Такое авторское слово двунаправленное: в сознание читателя и в сознание героини одновременно. Автор слушает Матрену, но говорит о ней с читателем. В этой плоскости точки зрения автора и героини сближаются до предела, но не пересекаются. Каждый из них и субъект, и объект в различных художественных условиях: объект читательского восприятия и субъект, воздействующий на него. В границах самого текста конкретизировать субъектно-объектное качество позиции Солженицына относительно героя крайне сложно. Еще до текста существует твердая установка художника на «просеивание» всего через личный опыт при полной убежденности в том, что иного восприятия быть не может. В «Матренином дворе» героиня выбрана соответственно: «не мешала она моим долгим вечерним занятиям, не досаждала никакими долгими расспросами. До того отсутствовало в ней бабье любопытство или до того была она деликатна, что не спросила меня ни разу: был ли я когда женат?» (с. 127).
«Монистический принцип, то есть утверждение единства бытия в идеализме превращается в принцип единства сознания, – отмечал М. Бахтин, – Единство сознания непременно должно подменить единство бытия, …единственный принцип познавательной индивидуализации, какой знает идеализм, – ошибка»60. Индивидуализация героя осуществляется у Солженицына не путем отрицания, а путем утверждения – обнаружения и оглашения для читателя истины, которой он обладает.
Аксиология становится главным предметом изображения и основным его принципом.

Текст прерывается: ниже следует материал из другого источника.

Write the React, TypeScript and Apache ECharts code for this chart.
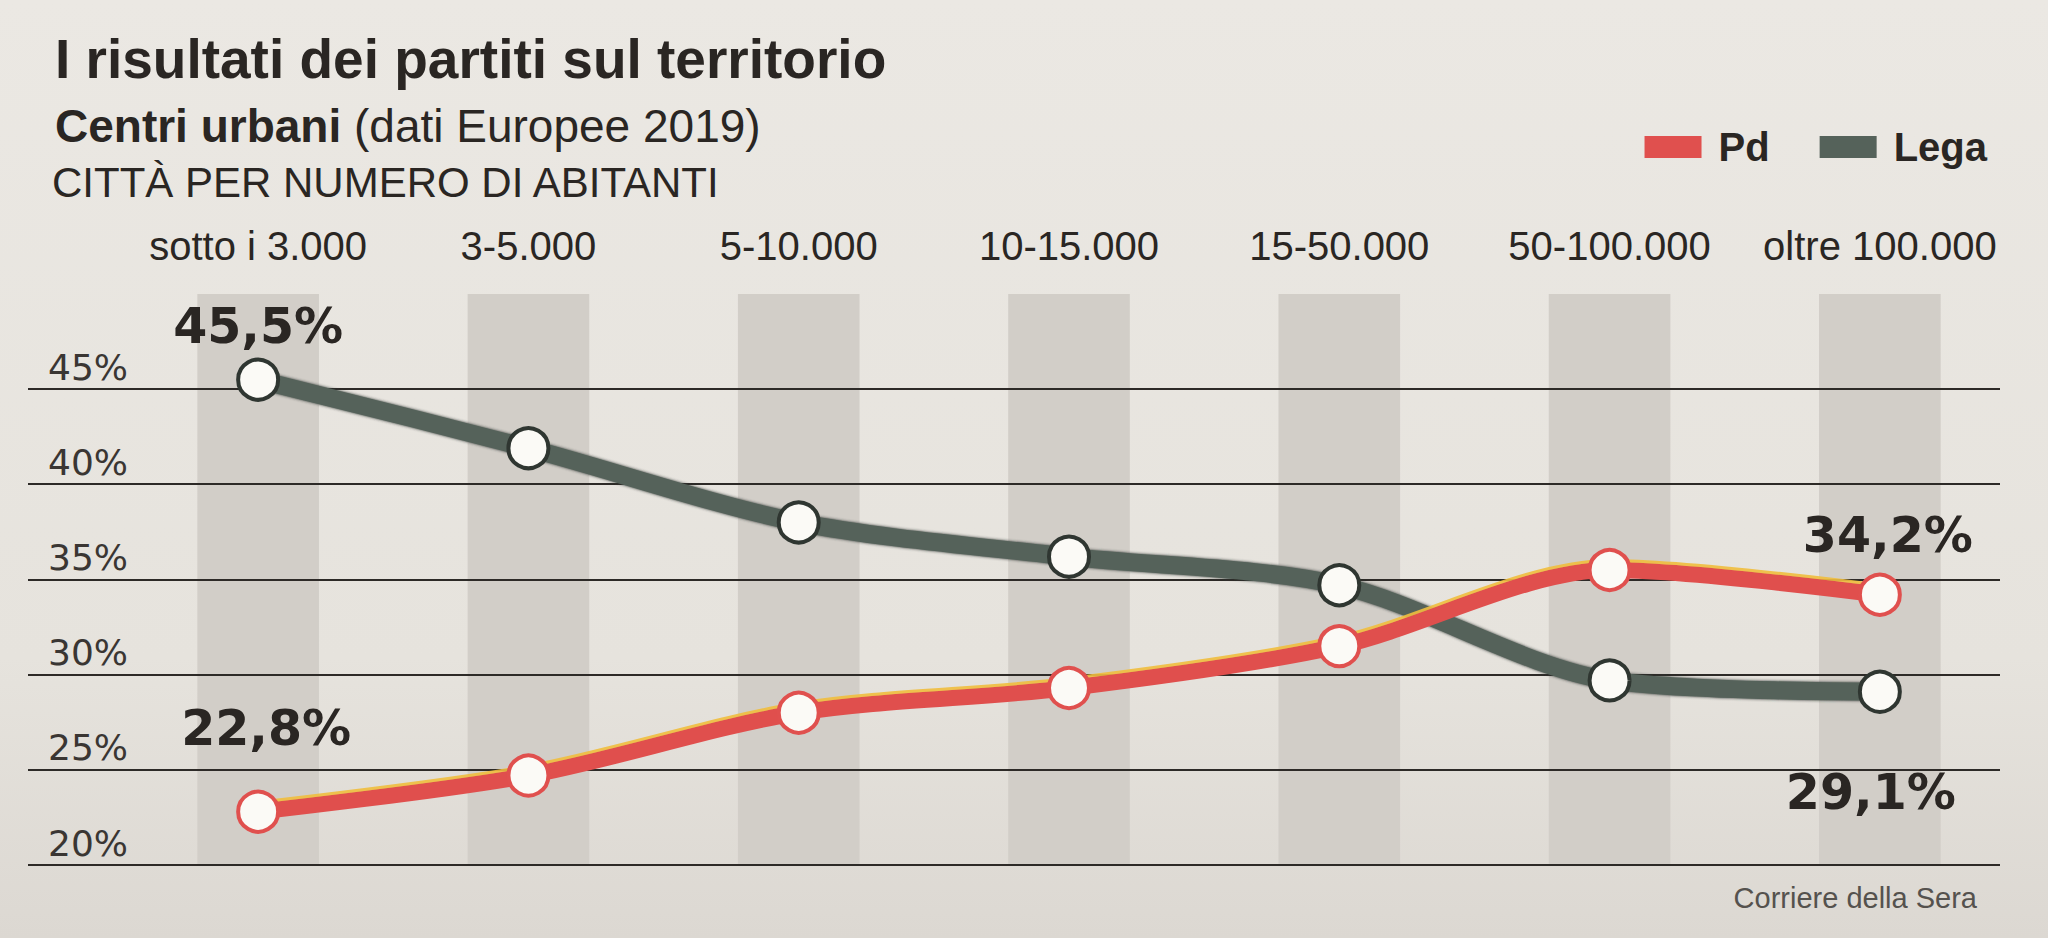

Обратимся вновь к И. Ильину, на которого Солженицын часто ссылается в своих публицистических трактатах: «… художник имеет пророческое призвание, он прорекает «живую тайну Божию – это Главное, это Сказуемое, это прорекаемый отрывок мирового смысла, ради которого и творится все художественное произведение»61. Христианская аксиология – предмет художественного воплощения. Прежде всего это обнаруживает себя в содержательней стороне текста. Вопрос о смысле жизни героини – это вопрос о ценностях, которые выше самой жизни. В существовании Матрены, с точки зрения автора, есть особый надфизиологический, надсоциальный смысл. Аксиологический угол зрения показывает высшее ее назначение: «сберегать для нас нечто вечное, чем мы еще воспользуемся…».
Аксиологически ценностная позиция автора предполагает особые способы ее выражения. Аксиомы не являются героями художественного произведения. В художественном пространстве они должны предстать во всей своей абсолютной очевидности. Художественность заключена в механизме такого изображения. Истина в авторском кругозоре Солженицына не предметна: это свойство праведного героя, которое может быть понято исключительно в монистической позиции, предполагающей однонаправленность и целеустремленность авторского взгляда. В связи с этим Р. Темпест наблюдает в поэтике Солженицына «явление обратной связи: персонажи его произведений, ставшие вестником сохраненной автором истины, в свою очередь придают его общественному образу героическую легендарность»62.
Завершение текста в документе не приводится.